Martin Luther King Day is here. King is honored for many things humility, faith, and intellect are but a few. I was born on the same day as King, January 15th a humbling thing for me. Today I set down some of the words of a sermon (perhaps wrongly I’ve removed some “all rights” I wish I could have heard live).

The Three Dimensions Of A Complete Life

by Dr. Martin Luther King Jr.,
New Covenant Baptist Church Chicago Illinois, April 9, 1967

I want to use as the subject from which to preach: “The Three Dimensions of a Complete Life.” You know, they used to tell us in Hollywood that in order for a movie to be complete, it had to be three-dimensional. Well, this morning I want to seek to get over to each of us that if life itself is to be complete, it must be three-dimensional.

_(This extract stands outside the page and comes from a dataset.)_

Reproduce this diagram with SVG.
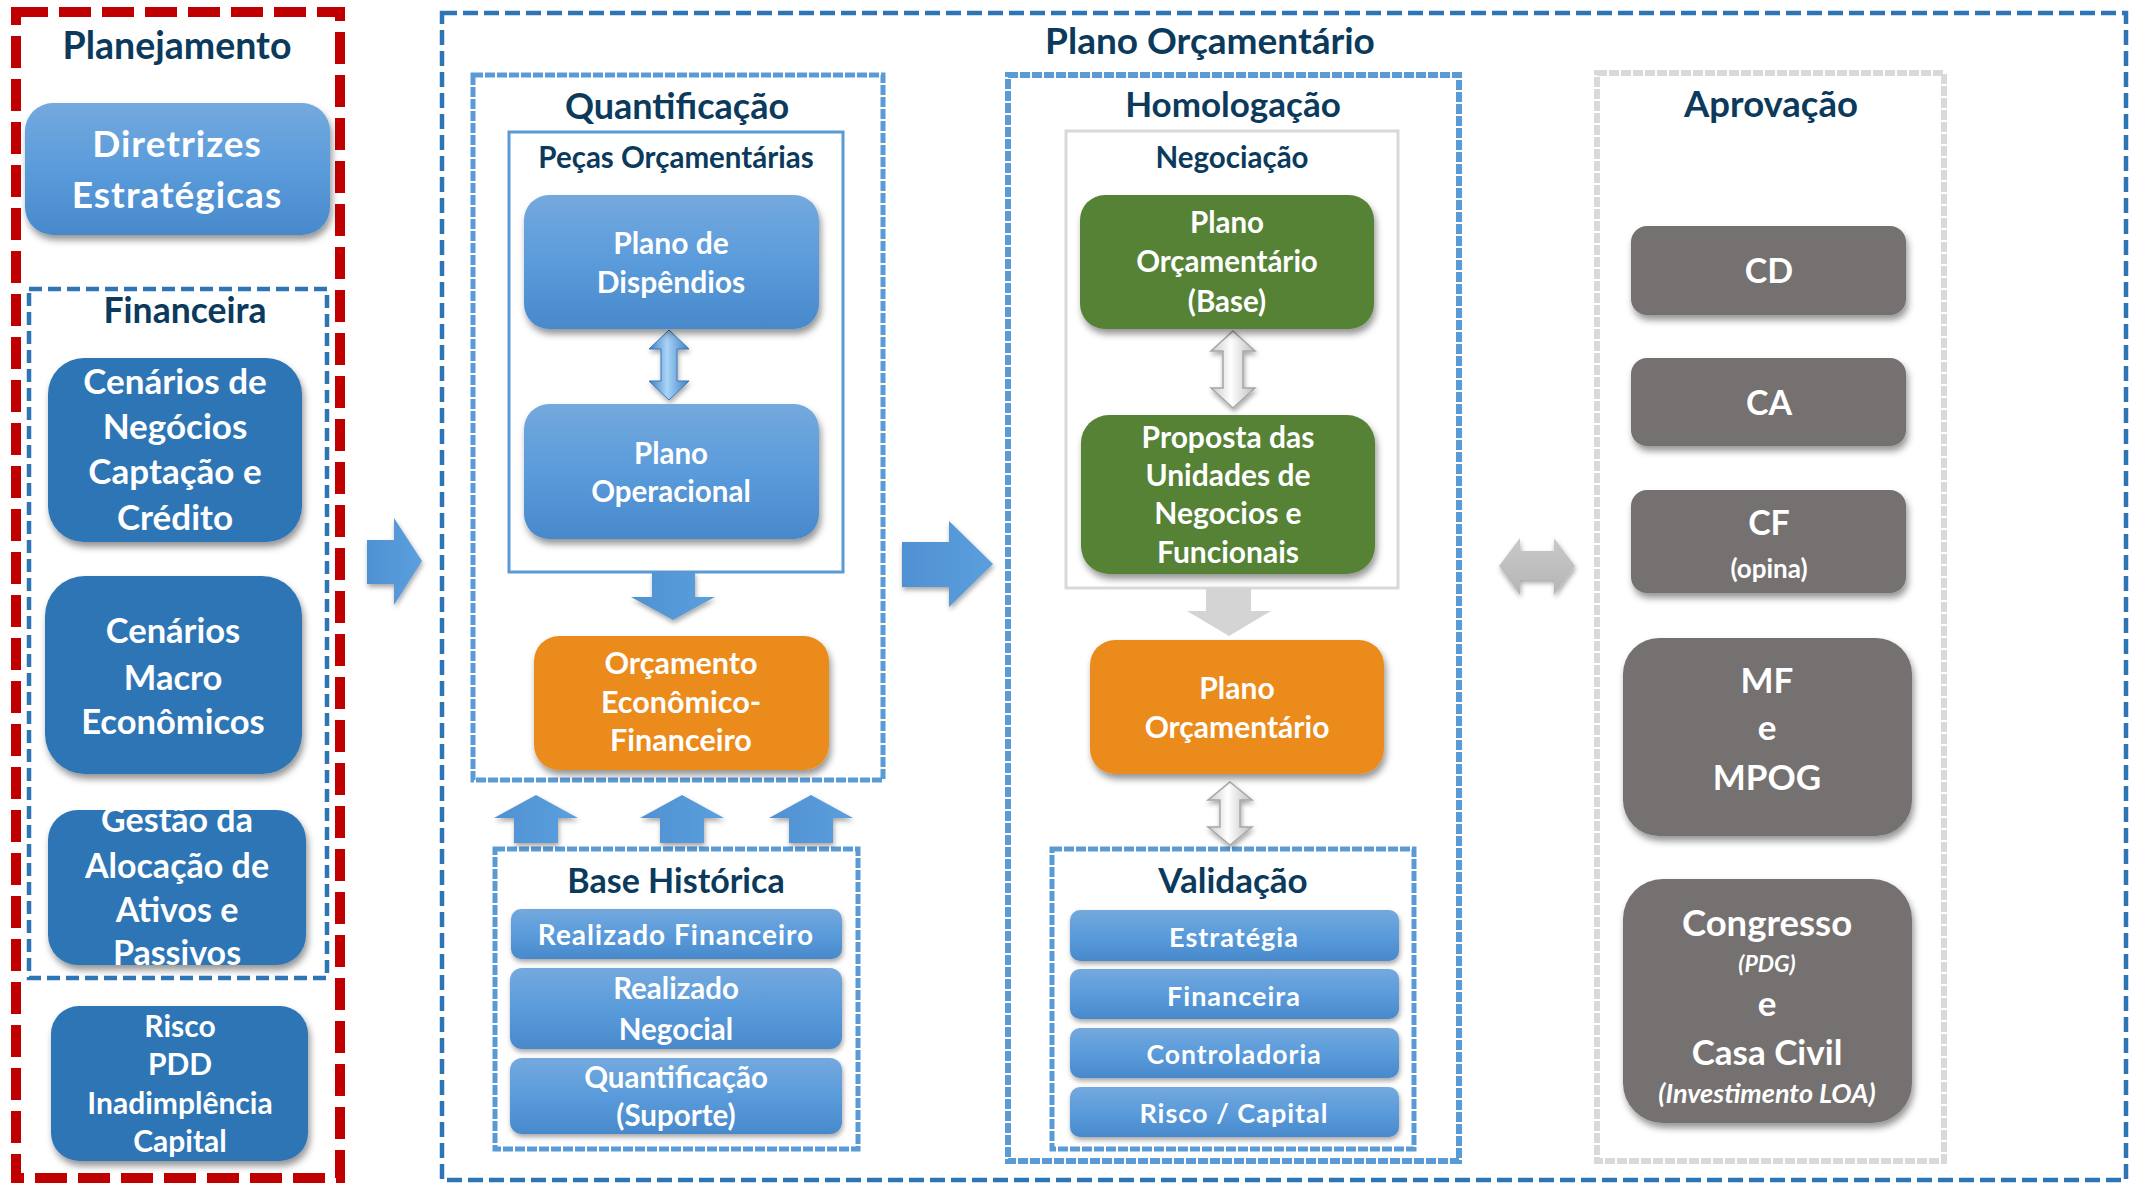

Many, many centuries ago, there was a man by the name of John who found himself in prison out on a lonely, obscure island called Patmos. And I’ve been in prison just enough to know that it’s a lonely experience. And when you are incarcerated in such a situation, you are deprived of almost every freedom, but the freedom to think, the freedom to pray, the freedom to reflect and to meditate. And while John was out on this lonely island in prison, he lifted his vision to high heaven and he saw, descending out of heaven, a new heaven and a new earth. Over in the twenty-first chapter of the book of Revelation, it opens by saying, “And I saw a new heaven and a new earth. And I John saw the holy city, the new Jerusalem, coming down from God out of heaven.”

And one of the greatest glories of this new city of God that John saw was its completeness. It was not up on one side and down on the other, but it was complete in all three of its dimensions. And so in this same chapter as we looked down to the sixteenth verse, John says, “The length and the breadth and the height of it are equal.” In other words, this new city of God, this new city of ideal humanity is not an unbalanced entity, but is complete on all sides. Now I think John is saying something here in all of the symbolism of this text and the symbolism of this chapter. He’s saying at bottom that life as it should be and life at its best is a life that is complete on all sides.

And there are three dimensions of any complete life to which we can fitly give the words of this text: length, breadth, and height. Now the length of life as we shall use it here is the inward concern for one’s own welfare. In other words, it is that inward concern that causes one to push forward, to achieve his own goals and ambitions. The breadth of life as we shall use it here is the outward concern for the welfare of others. And the height of life is the upward reach for God. Now you got to have all three of these to have a complete life.

There is much more in this powerful sermon, buy I think I’ll stop here and pause to honor King. I certainly would not attempt to add words.